Paper Turkey

On a brown construction paper, trace the child’s hand or have the child trace his own hand using the pen/markers/crayons.

Make sure the thumb is extended and the fingers are spread apart while tracing the hand.

Let the child cut the traced hand. This will be the turkey’s body.

Glue the traced hand in the middle of the paper plate.

Use one bean as the turkey’s eye and glue it on the traced thumb. On the rest of the fingers, let the child glue feathers.

Take a piece of orange or red tissue paper and let the child crumble it. Glue the crumbled piece as the turkey’s wattle.

Using the markers or the crayon, let the child draw the turkey’s legs.

Finger Twister

Use scissors, markers and paper to create a miniature “twister” board (3-4 rows of 3 colored dots).

Instruct the child on which finger to put on which colors (ex: pointer finger on blue dot, pinkie finger on green dot).

Having child make their own board to take home can address cutting, coloring and visual motor skills.

You can modify the activity for grading to incorporate many other skills you are working on (ex: have child draw different shapes instead of just colored circles, or use letters instead of circles)

Sunflower Handprint

Hand Flower

Let the child cut the following pieces:
– 4-inch circle out of brown or black construction paper
– Stem (12-inch by 3-inch rectangle) and leaves out of green construction paper.

Use a large construction paper as the background and glue the stem from the bottom up. Glue the leaves to the stem.
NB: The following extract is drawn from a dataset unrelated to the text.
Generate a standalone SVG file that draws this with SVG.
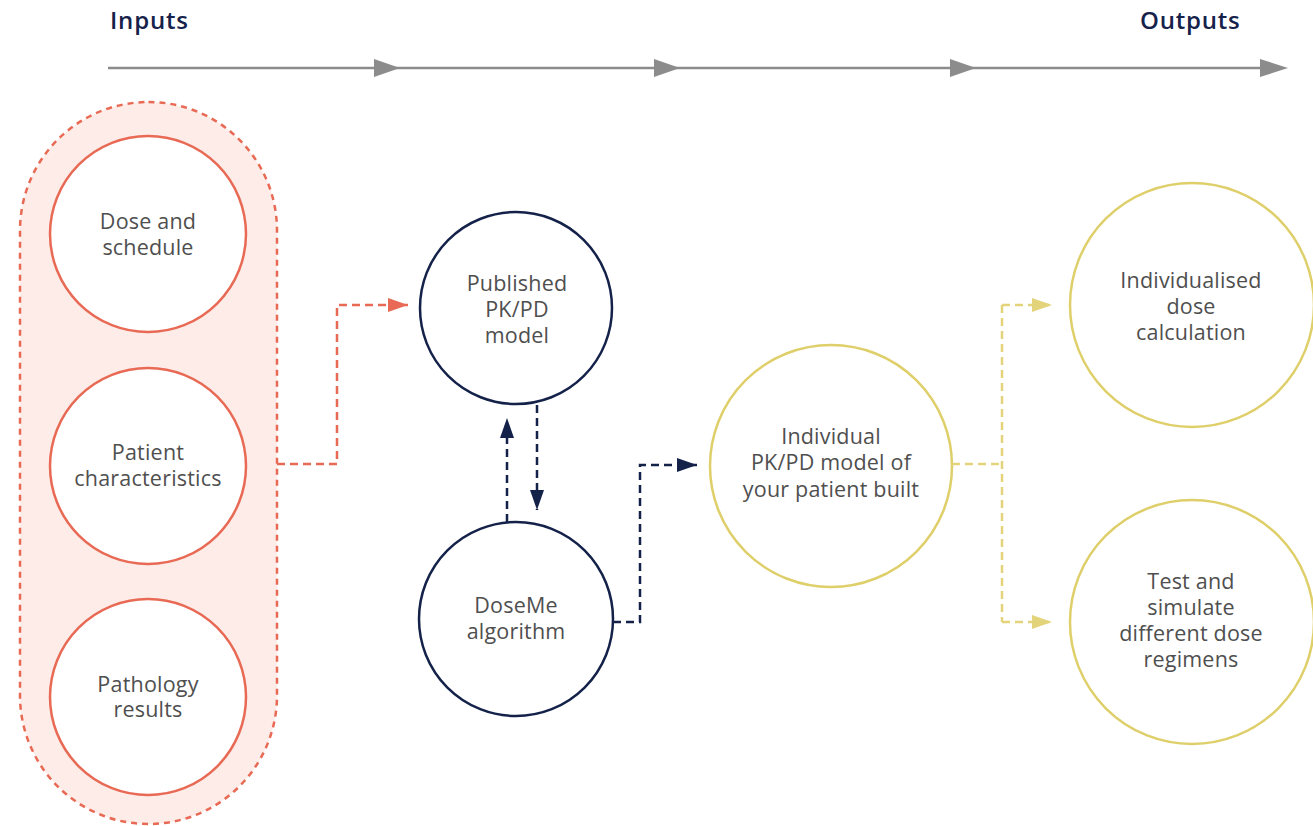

Paint the child’s palms with yellow paint and instruct him to print his palms on the top part of the paper to form the flower petals.

Glue the 4-inch brown/black circle in the middle of the palm prints.

Busy Bee

Use an A4 (standard size) yellow construction paper and ask the child to fold the paper in the middle lengthwise.

Using child scissors, ask the child to cut the folded construction paper along the fold middle line creating 2 long yellow rectangles.

Demonstrate to the child using one yellow rectangle how to roll it into a cylinder shape. Staple the edges.

Ask the child to do the same using the other yellow rectangle he cut.

If needed, assist the child using the stapler to staple the edges.

Staple both yellow cylinders together.

Use black construction paper and ask the child to cut five 1/2 inch by 4-inch stripes. Glue three stripes to the bee’s body and use the other two stripes for the antennas.

Using white tissue paper or a paper towel, make a bow shape out of 3 inches by 6-inch rectangle. Glue or staple the blow to form the wings.

Use the markers or pom poms for the bee’s eyes and mouth.